- _What you have to do_: Print, word for word, the opening line of the data below and every line after it through the line that contains "import matplotlib.pyplot as plt", but not the pictures.

- _Collected material_:

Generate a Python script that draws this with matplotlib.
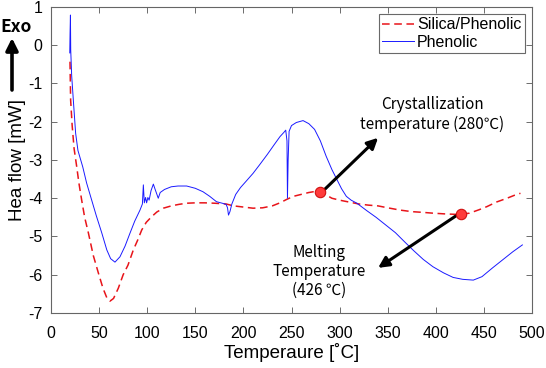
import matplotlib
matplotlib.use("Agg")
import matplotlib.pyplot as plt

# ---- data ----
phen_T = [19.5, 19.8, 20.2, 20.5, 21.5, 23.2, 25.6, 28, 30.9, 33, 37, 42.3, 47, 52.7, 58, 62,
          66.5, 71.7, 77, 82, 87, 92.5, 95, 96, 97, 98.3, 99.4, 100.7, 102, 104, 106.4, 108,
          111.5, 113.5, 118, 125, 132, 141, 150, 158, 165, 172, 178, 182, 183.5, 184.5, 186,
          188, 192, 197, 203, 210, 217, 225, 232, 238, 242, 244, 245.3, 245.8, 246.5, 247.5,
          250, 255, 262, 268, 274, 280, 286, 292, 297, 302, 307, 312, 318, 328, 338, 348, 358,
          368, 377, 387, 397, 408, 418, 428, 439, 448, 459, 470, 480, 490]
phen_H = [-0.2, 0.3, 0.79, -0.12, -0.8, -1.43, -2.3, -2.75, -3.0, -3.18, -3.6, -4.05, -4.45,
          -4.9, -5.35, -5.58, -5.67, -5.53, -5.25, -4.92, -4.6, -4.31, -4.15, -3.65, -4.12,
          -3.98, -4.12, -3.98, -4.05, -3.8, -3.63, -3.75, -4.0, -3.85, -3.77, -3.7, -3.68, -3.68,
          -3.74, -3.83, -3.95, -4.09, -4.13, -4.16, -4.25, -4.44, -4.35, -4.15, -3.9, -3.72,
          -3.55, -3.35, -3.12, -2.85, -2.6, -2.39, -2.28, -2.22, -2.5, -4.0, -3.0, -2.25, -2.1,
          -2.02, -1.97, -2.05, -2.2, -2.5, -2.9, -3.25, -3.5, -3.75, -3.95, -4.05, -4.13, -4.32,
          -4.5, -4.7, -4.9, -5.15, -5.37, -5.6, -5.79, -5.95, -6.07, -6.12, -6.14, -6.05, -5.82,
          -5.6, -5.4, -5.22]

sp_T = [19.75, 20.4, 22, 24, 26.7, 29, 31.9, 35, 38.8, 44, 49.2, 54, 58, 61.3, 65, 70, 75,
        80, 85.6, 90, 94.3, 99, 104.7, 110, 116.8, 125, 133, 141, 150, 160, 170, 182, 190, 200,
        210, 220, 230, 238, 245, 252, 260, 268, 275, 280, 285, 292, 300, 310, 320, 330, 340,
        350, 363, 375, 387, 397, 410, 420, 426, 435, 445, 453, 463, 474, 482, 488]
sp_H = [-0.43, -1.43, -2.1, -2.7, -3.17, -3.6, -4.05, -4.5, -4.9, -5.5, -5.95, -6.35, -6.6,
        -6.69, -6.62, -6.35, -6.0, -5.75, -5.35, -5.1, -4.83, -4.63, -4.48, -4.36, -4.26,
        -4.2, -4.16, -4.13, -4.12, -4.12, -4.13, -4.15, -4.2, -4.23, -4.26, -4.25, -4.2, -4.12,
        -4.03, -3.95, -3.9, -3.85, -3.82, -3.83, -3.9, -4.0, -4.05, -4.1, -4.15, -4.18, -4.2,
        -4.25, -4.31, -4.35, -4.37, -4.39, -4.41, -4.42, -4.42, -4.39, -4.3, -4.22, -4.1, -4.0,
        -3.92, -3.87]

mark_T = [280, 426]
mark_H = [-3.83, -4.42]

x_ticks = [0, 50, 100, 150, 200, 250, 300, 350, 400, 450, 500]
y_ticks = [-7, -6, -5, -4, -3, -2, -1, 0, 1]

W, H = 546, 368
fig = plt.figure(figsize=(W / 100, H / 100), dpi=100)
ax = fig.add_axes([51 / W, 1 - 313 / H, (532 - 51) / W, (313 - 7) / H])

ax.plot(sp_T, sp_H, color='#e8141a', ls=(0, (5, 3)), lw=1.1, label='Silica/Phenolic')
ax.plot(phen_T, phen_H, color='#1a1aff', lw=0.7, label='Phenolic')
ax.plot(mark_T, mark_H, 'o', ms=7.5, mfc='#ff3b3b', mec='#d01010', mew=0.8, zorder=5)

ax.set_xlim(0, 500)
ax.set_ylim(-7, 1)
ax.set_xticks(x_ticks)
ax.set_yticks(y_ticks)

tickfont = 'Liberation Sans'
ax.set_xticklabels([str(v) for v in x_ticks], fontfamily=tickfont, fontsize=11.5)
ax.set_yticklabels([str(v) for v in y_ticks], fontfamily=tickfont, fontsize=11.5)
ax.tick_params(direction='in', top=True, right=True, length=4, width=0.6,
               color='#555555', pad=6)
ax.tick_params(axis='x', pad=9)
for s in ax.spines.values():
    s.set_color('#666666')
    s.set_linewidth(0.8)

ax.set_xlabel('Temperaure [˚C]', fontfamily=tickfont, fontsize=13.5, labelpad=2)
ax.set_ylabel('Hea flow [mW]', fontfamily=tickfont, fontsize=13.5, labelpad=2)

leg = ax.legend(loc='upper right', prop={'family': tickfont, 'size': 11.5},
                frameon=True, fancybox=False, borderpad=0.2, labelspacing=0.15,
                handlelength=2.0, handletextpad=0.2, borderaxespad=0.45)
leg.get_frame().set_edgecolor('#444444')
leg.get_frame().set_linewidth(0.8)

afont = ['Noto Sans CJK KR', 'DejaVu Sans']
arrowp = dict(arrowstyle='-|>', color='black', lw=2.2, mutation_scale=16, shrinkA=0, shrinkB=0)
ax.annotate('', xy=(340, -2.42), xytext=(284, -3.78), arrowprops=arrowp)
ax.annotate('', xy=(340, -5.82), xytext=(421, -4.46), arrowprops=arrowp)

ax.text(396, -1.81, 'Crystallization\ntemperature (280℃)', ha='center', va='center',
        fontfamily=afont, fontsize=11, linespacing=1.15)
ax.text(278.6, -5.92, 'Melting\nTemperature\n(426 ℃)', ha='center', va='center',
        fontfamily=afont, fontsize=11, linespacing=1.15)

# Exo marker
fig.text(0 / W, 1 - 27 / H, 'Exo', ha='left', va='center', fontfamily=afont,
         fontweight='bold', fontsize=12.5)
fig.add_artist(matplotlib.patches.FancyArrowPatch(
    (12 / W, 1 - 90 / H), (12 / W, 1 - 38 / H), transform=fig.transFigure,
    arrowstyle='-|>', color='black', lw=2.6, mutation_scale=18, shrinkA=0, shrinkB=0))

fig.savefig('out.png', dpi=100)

- _Correct output_:
Generate a Python script that draws this with matplotlib.
import matplotlib
matplotlib.use("Agg")
import matplotlib.pyplot as plt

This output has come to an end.